А мы, благоговейные слушатели, не должны ли и мы сделать то же самое и по случаю праздника поговорить друг с другом:
О чаянии, присущем вере
Говоря о чаянии, присущем вере, мы говорим и о чаянии как таковом; говоря же о чаянии, мы, естественно, думаем, что перед нами те, кто чего-то чают. Но ведь те, кто чают чего-либо, чувствуют счастье и радость. К ним ли тогда в первую очередь должно быть обращено слово, звучащее в этом святом месте, или скорее к тем несчастным, что подвели черту под своей жизнью и уже ничего не чают? Пожалуй, следовало бы обратиться к последним, если бы только мы были в силах им что-то сказать.

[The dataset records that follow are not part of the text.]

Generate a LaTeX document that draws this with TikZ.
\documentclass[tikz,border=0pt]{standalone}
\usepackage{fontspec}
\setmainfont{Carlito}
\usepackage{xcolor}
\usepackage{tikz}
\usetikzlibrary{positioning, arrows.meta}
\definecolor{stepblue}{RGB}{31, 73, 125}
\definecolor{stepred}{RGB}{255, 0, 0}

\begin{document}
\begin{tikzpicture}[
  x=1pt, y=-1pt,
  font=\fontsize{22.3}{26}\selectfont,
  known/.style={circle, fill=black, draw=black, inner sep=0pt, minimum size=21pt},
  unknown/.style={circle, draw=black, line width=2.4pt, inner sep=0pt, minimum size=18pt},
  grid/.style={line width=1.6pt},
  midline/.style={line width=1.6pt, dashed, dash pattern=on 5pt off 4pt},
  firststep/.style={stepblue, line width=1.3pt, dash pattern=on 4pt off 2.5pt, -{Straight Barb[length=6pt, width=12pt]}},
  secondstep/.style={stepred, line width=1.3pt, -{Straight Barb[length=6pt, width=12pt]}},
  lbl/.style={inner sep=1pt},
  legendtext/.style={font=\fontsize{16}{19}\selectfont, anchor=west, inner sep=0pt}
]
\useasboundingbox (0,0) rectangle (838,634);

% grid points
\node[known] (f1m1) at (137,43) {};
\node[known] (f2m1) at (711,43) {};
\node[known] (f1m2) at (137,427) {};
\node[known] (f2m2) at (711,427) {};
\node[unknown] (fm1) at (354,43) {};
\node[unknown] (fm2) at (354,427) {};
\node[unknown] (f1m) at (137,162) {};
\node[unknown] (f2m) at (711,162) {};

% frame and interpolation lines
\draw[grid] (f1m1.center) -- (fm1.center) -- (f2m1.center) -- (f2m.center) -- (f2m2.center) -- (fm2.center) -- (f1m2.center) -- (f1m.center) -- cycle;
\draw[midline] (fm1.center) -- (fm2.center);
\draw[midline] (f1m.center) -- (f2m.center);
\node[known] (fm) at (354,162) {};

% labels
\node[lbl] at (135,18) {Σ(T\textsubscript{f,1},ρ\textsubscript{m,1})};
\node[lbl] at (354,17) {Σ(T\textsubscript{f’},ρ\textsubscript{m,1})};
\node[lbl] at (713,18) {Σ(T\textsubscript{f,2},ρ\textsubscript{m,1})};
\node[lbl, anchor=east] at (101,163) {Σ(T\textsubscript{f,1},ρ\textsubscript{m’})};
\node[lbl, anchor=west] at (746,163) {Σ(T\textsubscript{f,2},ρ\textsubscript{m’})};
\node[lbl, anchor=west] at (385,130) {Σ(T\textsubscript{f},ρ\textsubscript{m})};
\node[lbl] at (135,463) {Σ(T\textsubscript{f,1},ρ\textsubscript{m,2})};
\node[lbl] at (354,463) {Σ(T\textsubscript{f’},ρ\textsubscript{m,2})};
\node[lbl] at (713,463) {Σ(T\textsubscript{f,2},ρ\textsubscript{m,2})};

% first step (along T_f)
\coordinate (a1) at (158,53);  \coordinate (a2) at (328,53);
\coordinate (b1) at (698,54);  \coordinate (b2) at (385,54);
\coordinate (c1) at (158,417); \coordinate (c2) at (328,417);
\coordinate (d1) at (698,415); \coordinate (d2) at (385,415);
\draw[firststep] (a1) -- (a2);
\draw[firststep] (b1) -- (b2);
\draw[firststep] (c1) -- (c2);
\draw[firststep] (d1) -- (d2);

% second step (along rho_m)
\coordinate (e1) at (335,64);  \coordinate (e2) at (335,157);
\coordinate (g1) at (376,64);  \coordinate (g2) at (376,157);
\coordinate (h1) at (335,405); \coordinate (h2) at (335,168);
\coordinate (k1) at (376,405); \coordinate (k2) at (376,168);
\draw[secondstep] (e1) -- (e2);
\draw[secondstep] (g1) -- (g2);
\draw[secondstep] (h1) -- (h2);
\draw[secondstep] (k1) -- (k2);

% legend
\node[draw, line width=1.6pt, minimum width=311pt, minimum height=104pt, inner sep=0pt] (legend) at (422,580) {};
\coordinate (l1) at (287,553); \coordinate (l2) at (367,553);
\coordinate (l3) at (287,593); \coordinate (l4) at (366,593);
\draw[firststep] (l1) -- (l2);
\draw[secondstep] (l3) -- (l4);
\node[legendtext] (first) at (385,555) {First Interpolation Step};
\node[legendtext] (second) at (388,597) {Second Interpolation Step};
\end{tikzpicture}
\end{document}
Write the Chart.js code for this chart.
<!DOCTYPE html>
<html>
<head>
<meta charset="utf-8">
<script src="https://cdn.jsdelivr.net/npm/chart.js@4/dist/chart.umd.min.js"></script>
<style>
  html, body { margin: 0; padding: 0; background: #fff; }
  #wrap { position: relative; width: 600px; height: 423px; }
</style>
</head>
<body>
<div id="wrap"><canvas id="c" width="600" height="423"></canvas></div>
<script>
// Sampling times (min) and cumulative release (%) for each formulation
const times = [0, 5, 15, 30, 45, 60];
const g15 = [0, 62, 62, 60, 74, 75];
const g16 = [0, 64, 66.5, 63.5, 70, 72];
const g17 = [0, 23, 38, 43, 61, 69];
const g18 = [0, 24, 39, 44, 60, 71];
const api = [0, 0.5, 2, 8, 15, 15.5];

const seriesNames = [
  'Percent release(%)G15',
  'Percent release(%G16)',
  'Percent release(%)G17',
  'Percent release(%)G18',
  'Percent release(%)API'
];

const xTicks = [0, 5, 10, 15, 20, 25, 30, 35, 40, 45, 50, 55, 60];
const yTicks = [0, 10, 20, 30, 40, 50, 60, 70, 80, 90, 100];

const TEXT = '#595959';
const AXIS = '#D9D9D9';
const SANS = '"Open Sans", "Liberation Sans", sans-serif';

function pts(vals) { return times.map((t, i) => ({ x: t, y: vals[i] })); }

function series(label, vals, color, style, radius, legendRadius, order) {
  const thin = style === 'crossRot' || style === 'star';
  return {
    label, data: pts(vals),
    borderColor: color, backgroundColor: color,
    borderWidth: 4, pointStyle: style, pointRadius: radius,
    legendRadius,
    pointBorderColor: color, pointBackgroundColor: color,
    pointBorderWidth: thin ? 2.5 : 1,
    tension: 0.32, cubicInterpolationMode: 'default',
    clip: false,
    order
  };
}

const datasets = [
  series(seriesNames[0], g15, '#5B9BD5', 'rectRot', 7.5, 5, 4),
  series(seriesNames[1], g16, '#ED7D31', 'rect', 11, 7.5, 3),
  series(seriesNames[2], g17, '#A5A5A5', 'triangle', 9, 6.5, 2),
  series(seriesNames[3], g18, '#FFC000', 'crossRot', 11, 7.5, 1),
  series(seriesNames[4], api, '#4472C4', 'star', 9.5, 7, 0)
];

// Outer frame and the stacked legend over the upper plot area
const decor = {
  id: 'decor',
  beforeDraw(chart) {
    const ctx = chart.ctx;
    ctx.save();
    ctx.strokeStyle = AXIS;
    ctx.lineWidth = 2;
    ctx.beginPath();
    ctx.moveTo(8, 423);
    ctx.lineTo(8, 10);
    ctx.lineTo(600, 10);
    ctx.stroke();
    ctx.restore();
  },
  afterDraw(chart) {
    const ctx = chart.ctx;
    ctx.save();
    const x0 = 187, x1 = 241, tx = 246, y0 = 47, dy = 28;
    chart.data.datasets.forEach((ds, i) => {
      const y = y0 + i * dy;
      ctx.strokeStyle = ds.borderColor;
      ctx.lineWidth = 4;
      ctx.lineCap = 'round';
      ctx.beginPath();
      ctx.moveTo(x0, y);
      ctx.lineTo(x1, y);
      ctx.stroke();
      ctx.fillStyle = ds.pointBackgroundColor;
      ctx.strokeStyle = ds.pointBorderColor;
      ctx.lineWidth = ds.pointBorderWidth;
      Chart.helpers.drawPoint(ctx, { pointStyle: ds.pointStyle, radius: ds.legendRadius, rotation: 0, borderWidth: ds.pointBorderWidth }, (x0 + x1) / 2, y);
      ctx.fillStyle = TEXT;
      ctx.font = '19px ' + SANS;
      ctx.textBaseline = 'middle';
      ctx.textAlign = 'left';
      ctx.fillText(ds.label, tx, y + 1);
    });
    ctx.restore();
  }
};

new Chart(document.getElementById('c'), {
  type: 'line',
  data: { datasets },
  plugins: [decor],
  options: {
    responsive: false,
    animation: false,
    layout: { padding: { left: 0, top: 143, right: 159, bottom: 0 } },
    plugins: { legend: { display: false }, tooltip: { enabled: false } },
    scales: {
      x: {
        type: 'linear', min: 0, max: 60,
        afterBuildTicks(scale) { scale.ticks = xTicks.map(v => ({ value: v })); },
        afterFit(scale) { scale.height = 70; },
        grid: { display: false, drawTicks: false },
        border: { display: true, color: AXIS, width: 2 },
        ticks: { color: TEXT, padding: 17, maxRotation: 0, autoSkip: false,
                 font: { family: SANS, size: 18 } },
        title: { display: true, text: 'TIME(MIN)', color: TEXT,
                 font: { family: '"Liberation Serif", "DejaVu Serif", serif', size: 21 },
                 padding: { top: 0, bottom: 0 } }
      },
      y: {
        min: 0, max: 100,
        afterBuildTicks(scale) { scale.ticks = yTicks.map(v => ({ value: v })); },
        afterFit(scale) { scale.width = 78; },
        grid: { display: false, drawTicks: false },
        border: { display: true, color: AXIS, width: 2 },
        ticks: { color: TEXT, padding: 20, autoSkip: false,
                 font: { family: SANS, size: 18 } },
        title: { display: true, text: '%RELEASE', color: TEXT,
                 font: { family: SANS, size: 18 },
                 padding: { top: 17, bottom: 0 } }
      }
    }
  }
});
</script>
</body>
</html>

Им нужно было бы сказать о том, сколь ничтожна та мудрость, к которой они пришли, сколь удобно они устроились, ожесточив свою душу; нужно было бы вырвать у них подушку лени, на которой они желают бессмысленно проспать свою жизнь; показать им, каким высокомерием исполнено их отличие от прочих людей, ведь тогда как все другие люди, сколь бы счастливы или сколь бы обременены заботами они ни были в жизни, всегда готовы признать, что Бог может подвести итог, тогда как все другие люди признают, что в Судный день они не смогут ответить и на тысячную долю того, что будет им предъявлено, эти выговорили себе право предъявлять справедливые претензии к жизни, претензии, которые в свое время сделают подведение итогов весьма трудным – но только подводить их будут не они. Вот что следовало бы им сказать; но мы лучше будем обращаться к тем, кто еще чего-то чают.